Neolentinus lepideus

This is a worldwide distributed species belonging to the small order Gloeophyllales. The Gloeophyllales includes brown-rot species with tough, corky fruiting bodies. However, the morphology of fruiting bodies is very diverse, including resupinate, polyporoid and agaricoid species. N. lepideus belongs to the latter category, with well-delimited stipe, cap and lamellae and represents an independent acquisition of the agaricoid fruiting body type. Fruiting bodies show high levels of convergence in mushrooms. The agaricoid type only has evolved several times in distantly related orders, such as the Agaricales, Boletales, Russulales, Hymenochaetales and the Gloeophyllales. Of these, the Gloeophyllales is one of the most ancient order where agaricoid species evolved, which makes it a very useful source of information for understanding the evolution of fruiting body plans in mushrooms.

Furthermore, the genome of N. lepideus has an important contribution to deciphering the phylogenetic position of Agaricomycete orders. The position of the Gloeophyllales on the phylogenetic tree of the Agaricomycetes has been unresolved based on previous multi gene phylogenies. By analyzing a genome-wide set of genes from this and other taxa, we expect to gain a strongly supported phylogenetic placement for the Gloeophyllales.

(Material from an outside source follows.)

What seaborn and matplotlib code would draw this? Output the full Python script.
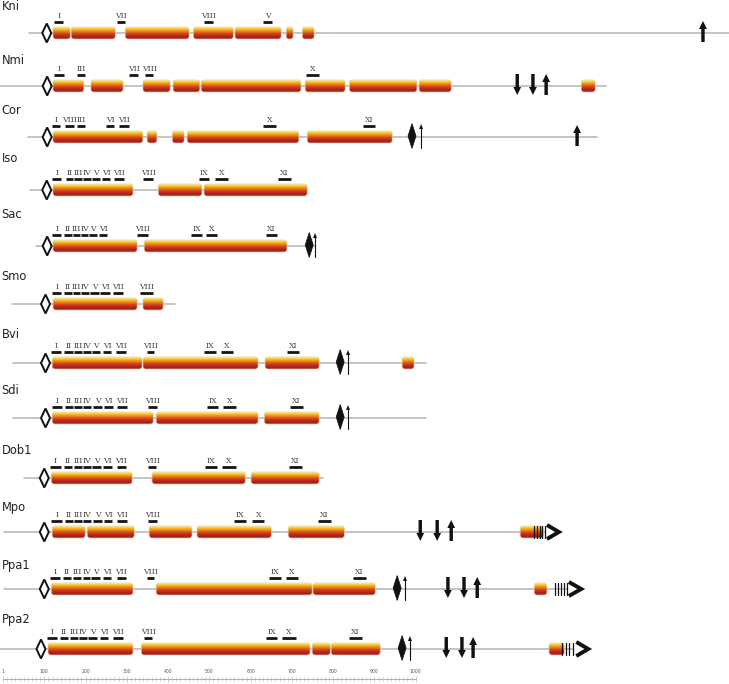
import numpy as np
import pandas as pd
import matplotlib
matplotlib.use('Agg')
import matplotlib.pyplot as plt
import seaborn as sns
from matplotlib.patches import FancyBboxPatch, Polygon
from matplotlib.colors import LinearSegmentedColormap

sns.set_theme(style='white')
plt.rcParams['font.family'] = ['DejaVu Sans']

# ---- data (positions in residues) ----
genes = ['Kni', 'Nmi', 'Cor', 'Iso', 'Sac', 'Smo', 'Bvi', 'Sdi', 'Dob1', 'Mpo', 'Ppa1', 'Ppa2']

backbone = {
    'Kni': (63, 1760), 'Nmi': (-10, 1461), 'Cor': (61, 1440), 'Iso': (66, 737),
    'Sac': (80, 756), 'Smo': (22, 417), 'Bvi': (24, 1025), 'Sdi': (24, 1025),
    'Dob1': (51, 776), 'Mpo': (3, 1313), 'Ppa1': (3, 1367), 'Ppa2': (-10, 1381),
}

exons = {
    'Kni': [(121, 163), (165, 272), (296, 451), (461, 558), (562, 674), (686, 703), (725, 754)],
    'Nmi': [(121, 196), (213, 291), (339, 405), (412, 477), (480, 722), (732, 829),
            (839, 1003), (1008, 1086), (1401, 1435)],
    'Cor': [(121, 339), (349, 373), (410, 439), (446, 717), (737, 943)],
    'Iso': [(121, 315), (376, 482), (487, 737)],
    'Sac': [(121, 325), (342, 688)],
    'Smo': [(121, 325), (339, 388)],
    'Bvi': [(119, 337), (339, 618), (635, 766), (967, 996)],
    'Sdi': [(119, 364), (371, 618), (633, 766)],
    'Dob1': [(117, 313), (361, 587), (601, 766)],
    'Mpo': [(119, 199), (204, 318), (354, 458), (470, 650), (691, 827), (1253, 1309)],
    'Ppa1': [(117, 315), (371, 749), (751, 902), (1287, 1318)],
    'Ppa2': [(109, 315), (335, 744), (749, 793), (795, 914), (1323, 1360)],
}

motifs = {
    'Kni': [('I', 124, 146), ('VII', 276, 296), ('VIII', 487, 509), ('V', 630, 652)],
    'Nmi': [('I', 124, 148), ('III', 180, 199), ('VII', 306, 327), ('VIII', 344, 364), ('X', 734, 766)],
    'Cor': [('I', 119, 138), ('VIII', 150, 172), ('III', 180, 199), ('VI', 250, 269),
            ('VII', 281, 306), ('X', 630, 662), ('XI', 872, 902)],
    'Iso': [('I', 119, 141), ('II', 153, 170), ('III', 172, 192), ('IV', 194, 213), ('V', 216, 235),
            ('VI', 240, 260), ('VII', 269, 293), ('VIII', 339, 364), ('IX', 475, 499),
            ('X', 514, 545), ('XI', 667, 698)],
    'Sac': [('I', 119, 141), ('II', 148, 167), ('III', 170, 187), ('IV', 189, 206), ('V', 209, 228),
            ('VI', 233, 252), ('VIII', 325, 352), ('IX', 456, 482), ('X', 492, 519), ('XI', 638, 664)],
    'Smo': [('I', 119, 141), ('II', 148, 167), ('III', 170, 187), ('IV', 189, 209), ('V', 211, 233),
            ('VI', 235, 260), ('VII', 267, 291), ('VIII', 332, 364)],
    'Bvi': [('I', 117, 141), ('II', 148, 170), ('III', 172, 192), ('IV', 194, 213), ('V', 216, 235),
            ('VI', 243, 262), ('VII', 274, 298), ('VIII', 349, 366), ('IX', 487, 516),
            ('X', 528, 557), ('XI', 688, 717)],
    'Sdi': [('I', 119, 143), ('II', 150, 170), ('III', 172, 192), ('IV', 194, 213), ('V', 218, 240),
            ('VI', 245, 267), ('VII', 276, 301), ('VIII', 352, 373), ('IX', 495, 521),
            ('X', 533, 565), ('XI', 696, 727)],
    'Dob1': [('I', 114, 141), ('II', 148, 167), ('III', 172, 192), ('IV', 194, 213), ('V', 216, 238),
             ('VI', 243, 264), ('VII', 276, 298), ('VIII', 352, 371), ('IX', 490, 519),
             ('X', 531, 565), ('XI', 693, 725)],
    'Mpo': [('I', 117, 143), ('II', 150, 170), ('III', 172, 192), ('IV', 194, 213), ('V', 218, 240),
            ('VI', 245, 264), ('VII', 276, 301), ('VIII', 352, 373), ('IX', 560, 589),
            ('X', 604, 633), ('XI', 763, 795)],
    'Ppa1': [('I', 114, 138), ('II', 146, 165), ('III', 170, 189), ('IV', 194, 211), ('V', 213, 235),
             ('VI', 243, 262), ('VII', 276, 298), ('VIII', 349, 366), ('IX', 645, 674),
             ('X', 686, 715), ('XI', 848, 880)],
    'Ppa2': [('I', 107, 131), ('II', 138, 158), ('III', 163, 182), ('IV', 184, 204), ('V', 206, 228),
             ('VI', 235, 255), ('VII', 267, 291), ('VIII', 342, 361), ('IX', 638, 664),
             ('X', 676, 710), ('XI', 838, 870)],
}

open_diamond = {'Kni': 106, 'Nmi': 107, 'Cor': 107, 'Iso': 106, 'Sac': 107, 'Smo': 103,
                'Bvi': 103, 'Sdi': 103, 'Dob1': 100, 'Mpo': 100, 'Ppa1': 100, 'Ppa2': 92}
filled_diamond = {'Cor': 991, 'Sac': 742, 'Bvi': 817, 'Sdi': 817, 'Ppa1': 955, 'Ppa2': 967}
thin_arrow = {'Cor': 1013, 'Sac': 756, 'Bvi': 836, 'Sdi': 836, 'Ppa1': 974, 'Ppa2': 986}
bold_arrows = {
    'Kni': [(1696, 'up')],
    'Nmi': [(1246, 'down'), (1284, 'down'), (1316, 'up')],
    'Cor': [(1391, 'up')],
    'Mpo': [(1011, 'down'), (1052, 'down'), (1086, 'up')],
    'Ppa1': [(1078, 'down'), (1117, 'down'), (1149, 'up')],
    'Ppa2': [(1074, 'down'), (1112, 'down'), (1139, 'up')],
}
stripes = {'Mpo': [1287, 1294, 1300, 1306, 1313],
           'Ppa1': [1338, 1345, 1352, 1359, 1367],
           'Ppa2': [1355, 1364, 1372, 1381]}
chevrons = {'Mpo': (1318, 1347), 'Ppa1': (1371, 1401), 'Ppa2': (1389, 1418)}

ruler_ticks = [1, 100, 200, 300, 400, 500, 600, 700, 800, 900, 1000]

# ---- layout (pixel rows) ----
row_y = [33, 86, 137, 190, 246, 304, 363, 418, 478, 532, 589, 649]
label_y = [7, 61, 110, 159, 215, 276, 335, 391, 450, 508, 565, 619]
PX = 2.423          # residues per pixel
EXON_H = 12
X0 = -7.3

fig = plt.figure(figsize=(7.29, 6.84), dpi=100)
ax = fig.add_axes([0, 0, 1, 1])

exon_cmap = LinearSegmentedColormap.from_list(
    'exon', [(0, '#fdf0c0'), (0.08, '#f9dc4a'), (0.2, '#f4b81c'), (0.38, '#e87a1a'),
             (0.56, '#d2421b'), (0.75, '#b8261b'), (1, '#9c1a18')])
grad = np.linspace(0, 1, 64).reshape(-1, 1)

# backbones via seaborn
bb = pd.DataFrame([(g, p, y) for g, y in zip(genes, row_y) for p in backbone[g]],
                  columns=['gene', 'pos', 'y'])
sns.lineplot(data=bb, x='pos', y='y', units='gene', estimator=None, sort=False,
             color='#b4b4b4', lw=1.1, ax=ax, legend=False)

for g, y, ly in zip(genes, row_y, label_y):
    ax.text(X0 + 1.5 * PX, ly, g, fontsize=8.3, color='#222', va='center', ha='left')

    # exons
    for a, b in exons[g]:
        box = FancyBboxPatch((a, y - EXON_H / 2), b - a, EXON_H,
                             boxstyle='round,pad=0,rounding_size=6.5',
                             mutation_aspect=1 / PX, facecolor='none',
                             edgecolor='#e0cfa8', lw=0.5, zorder=3)
        ax.add_patch(box)
        im = ax.imshow(grad, cmap=exon_cmap, aspect='auto', origin='upper',
                       extent=[a, b, y + EXON_H / 2, y - EXON_H / 2], zorder=2,
                       interpolation='bilinear')
        im.set_clip_path(box)

    # motif bars and labels
    for name, a, b in motifs[g]:
        ax.hlines(y - 11.5, a, b, color='#151515', lw=2.0, zorder=3)
        ax.text((a + b) / 2, y - 13, name, fontsize=5.6, family='DejaVu Serif',
                color='#444', ha='center', va='bottom')

    # open diamond
    x = open_diamond[g]
    ax.add_patch(Polygon([(x, y - 9.5), (x + 4.5 * PX, y), (x, y + 9.5), (x - 4.5 * PX, y)],
                         closed=True, facecolor='white', edgecolor='#111', lw=1.4, zorder=4))

    if g in filled_diamond:
        x = filled_diamond[g]
        ax.add_patch(Polygon([(x, y - 13.5), (x + 4 * PX, y - 1), (x, y + 11.5), (x - 4 * PX, y - 1)],
                             closed=True, facecolor='#111', edgecolor='#111', lw=0.5, zorder=4))
    if g in thin_arrow:
        x = thin_arrow[g]
        ax.plot([x, x], [y + 11, y - 9], color='#111', lw=0.8, zorder=4)
        ax.add_patch(Polygon([(x, y - 13), (x + 2 * PX, y - 8), (x - 2 * PX, y - 8)],
                             closed=True, facecolor='#111', edgecolor='none', zorder=4))

    for x, d in bold_arrows.get(g, []):
        tip, tail, sgn = (y - 12, y + 9, 1) if d == 'up' else (y + 9, y - 12, -1)
        base = tip + sgn * 8
        hs, hh = 1.7 * PX, 3.9 * PX
        ax.add_patch(Polygon([(x - hs, tail), (x - hs, base), (x - hh, base), (x, tip),
                              (x + hh, base), (x + hs, base), (x + hs, tail)],
                             closed=True, facecolor='#111', edgecolor='none', zorder=4))

    for x in stripes.get(g, []):
        ax.plot([x, x], [y - 6, y + 6], color='#111', lw=0.9, zorder=5)
    if g in chevrons:
        a, b = chevrons[g]
        ax.plot([a, b, a], [y - 7, y, y + 7], color='#111', lw=2.8,
                solid_joinstyle='miter', solid_capstyle='butt', zorder=5)

# scale ruler
ry = 679
ax.plot([1, 1000], [ry, ry], color='#a0a0a0', lw=0.6)
for v in range(10, 1001, 10):
    h = 3 if v % 100 == 0 else 2
    ax.plot([v, v], [ry - h, ry + h], color='#b0b0b0', lw=0.4)
ax.plot([1, 1], [ry - 3, ry + 3], color='#b0b0b0', lw=0.4)
for v in ruler_ticks:
    ax.text(v, ry - 5, str(v), fontsize=3.3, color='#555', ha='center', va='bottom')

ax.set_xlim(X0, X0 + 729 * PX)
ax.set_ylim(684, 0)
ax.axis('off')
fig.savefig('out.png', dpi=100)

The common name of this species is Train Wrecker, which refers to its ability to grow on railroad ties. It can also grow on timber in mines, including chemically preserved woody material. Regarding wood-rot type, Neolentinus belongs to the brown-rotters, i.e. it attacks only cellulose in the wood. The type of rot was the basis for the taxonomic separation of Neolentinus from Lentinus, since the latter is a white-rot group in the Polyporales. Because of its position on the phylogenetic tree of the Agaricomycotina, Neolentinus is critical to recovering the evolution of the wood-decay apparatus and contributes to the resolution of several ambiguities about the origin and expansion of lignocellulose decaying gene families.